There is also an element of palace intrigue surrounding this issue. Companies like HNA appear to be targets because of the high-level people they are linked to. For example, Guo Wengui, an infamous Chinese billionaire exiled in New York,
has accused Wang Qishan, a member of the Politburo’s Standing Committee and the public face of Xi’s anticorruption campaign, of benefiting from hidden shares in HNA Group. The upcoming Party Congress is an important benchmark for the 69-year-old Wang, who may be granted a second term on the Politburo Standing Committee, even though the standard retirement age is 68. Beijing’s targeting of HNA Group indicates that Xi is either worried about the optics of HNA’s overseas acquisitions following Guo’s public accusations, or that Beijing believes there is some legitimacy in Guo’s accusations and wants to put pressure on both HNA and Wang.
But perhaps the main explanation for the company crackdown relates to Chinese foreign policy. In the past decade, Chinese firms have been key players in Beijing’s economic statecraft. The government has actively encouraged firms to compete with Western firms internationally and acquire intellectual property. However, some large international deals by Chinese firms have drawn unfavorable attention from governments and media in the United States, Germany, Australia, and elsewhere.
In some cases, the concern is about the national security implications of letting China acquire sensitive technology. This has prompted some countries, including the United States, to look at tightening their
inbound investment review mechanisms. Other deals have touched a political nerve: HNA’s attempted acquisition of SkyBridge Capital from Anthony Scaramucci was seen as an inept attempt to gain access to the White House and prompted a review by the Committee on Foreign Investment in the United States (CFIUS). Australia has recently been embroiled in a debate about massive donations by Chinese property developers to the country’s leading political parties. And some deals simply raise concerns about China appearing frivolous or immoral: this month’s guideline on overseas investment released by the State Council restricts investment in hotels, entertainment, and sports clubs, and prohibits investment in gambling and pornography.
All of this negative attention is harmful to the broader objectives of Chinese economic statecraft and foreign policy. Beijing closely links its economic strength to its national security and its global influence, and aims to become the preeminent science and technology power as laid out in its “Made in China 2025” plan. There is also significant strategic value in increasing its soft-power influence through the acquisition of global companies and expansion of its own brands internationally. Through increased regulation of Chinese firms’ global activities, Beijing hopes to restore legitimacy to its foreign economic policy and future international deals by Chinese companies.

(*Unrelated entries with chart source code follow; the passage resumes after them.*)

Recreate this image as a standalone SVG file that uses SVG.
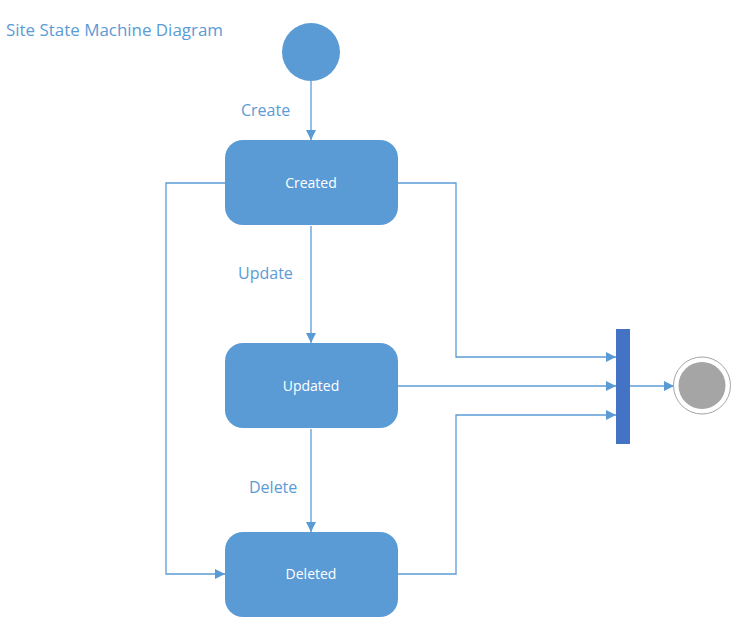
<svg xmlns="http://www.w3.org/2000/svg" width="748" height="640" viewBox="0 0 748 640">
<style>
.state{fill:#5B9BD5}
.stxt{font-family:"Open Sans","Noto Sans",sans-serif;font-size:14px;fill:#FFFFFF;text-anchor:middle}
.lbl{font-family:"Open Sans","Noto Sans",sans-serif;font-size:16px;fill:#5B9BD5}
.conn{fill:none;stroke:#5B9BD5;stroke-width:1.3}
</style>
<defs>
<marker id="arr" viewBox="0 0 10 10" refX="10" refY="5" markerWidth="10" markerHeight="10" markerUnits="userSpaceOnUse" orient="auto">
<path d="M0,0 L10,5 L0,10 Z" fill="#5B9BD5"/>
</marker>
</defs>
<rect width="748" height="640" fill="#FFFFFF"/>
<text id="title" class="lbl" x="6" y="36" textLength="217" lengthAdjust="spacingAndGlyphs">Site State Machine Diagram</text>
<g id="connectors">
<path class="conn" d="M311,81 V140" marker-end="url(#arr)"/>
<path class="conn" d="M311,226 V343" marker-end="url(#arr)"/>
<path class="conn" d="M311,429 V532" marker-end="url(#arr)"/>
<path class="conn" d="M225,183 H166 V574 H225" marker-end="url(#arr)"/>
<path class="conn" d="M398,183 H456 V357 H616" marker-end="url(#arr)"/>
<path class="conn" d="M398,386 H616" marker-end="url(#arr)"/>
<path class="conn" d="M398,574 H456 V415 H616" marker-end="url(#arr)"/>
<path class="conn" d="M630,386 H674" marker-end="url(#arr)"/>
<text class="lbl" x="241" y="116">Create</text>
<text class="lbl" x="238" y="279">Update</text>
<text class="lbl" x="249" y="493">Delete</text>
</g>
<g id="start">
<circle cx="311" cy="52" r="29" class="state"/>
</g>
<g id="created">
<rect x="225" y="140" width="173" height="85" rx="18" class="state"/>
<text class="stxt" x="311" y="188">Created</text>
</g>
<g id="updated">
<rect x="225" y="343" width="173" height="85" rx="18" class="state"/>
<text class="stxt" x="311" y="391">Updated</text>
</g>
<g id="deleted">
<rect x="225" y="532" width="173" height="85" rx="18" class="state"/>
<text class="stxt" x="311" y="579">Deleted</text>
</g>
<g id="join">
<rect x="616" y="329" width="14" height="115" fill="#4472C4"/>
</g>
<g id="end">
<circle cx="702" cy="385.5" r="28.5" fill="#FFFFFF" stroke="#A5A5A5" stroke-width="1"/>
<circle cx="702" cy="385.5" r="23.5" fill="#A5A5A5"/>
</g>
</svg>
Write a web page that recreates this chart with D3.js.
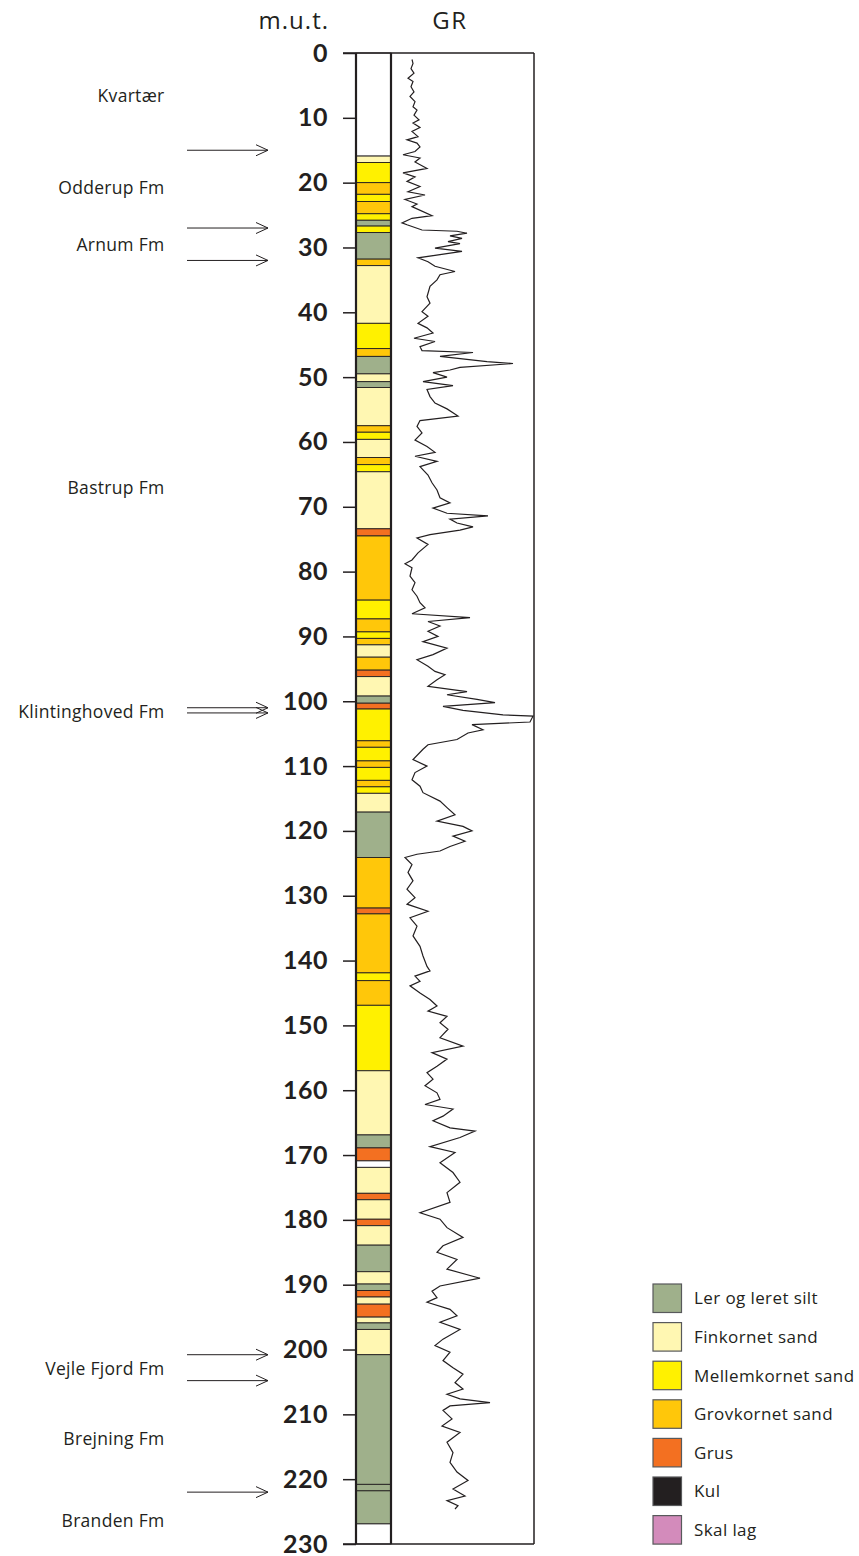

The result of Beijing’s tighter controls on foreign acquisitions by Chinese firms is that the deals that do emerge will most likely be from companies that are more stable, financially secure, and less aggressive in their acquisitions. On the other hand, the mere fact that these deals will have more oversight from the Chinese government is a reason for concern in target countries. If anything, this may be an affirmation of a calculated “going global” strategy that advances China’s broader interests, and a signal that the line between government policy and private business ventures is blurrier than ever.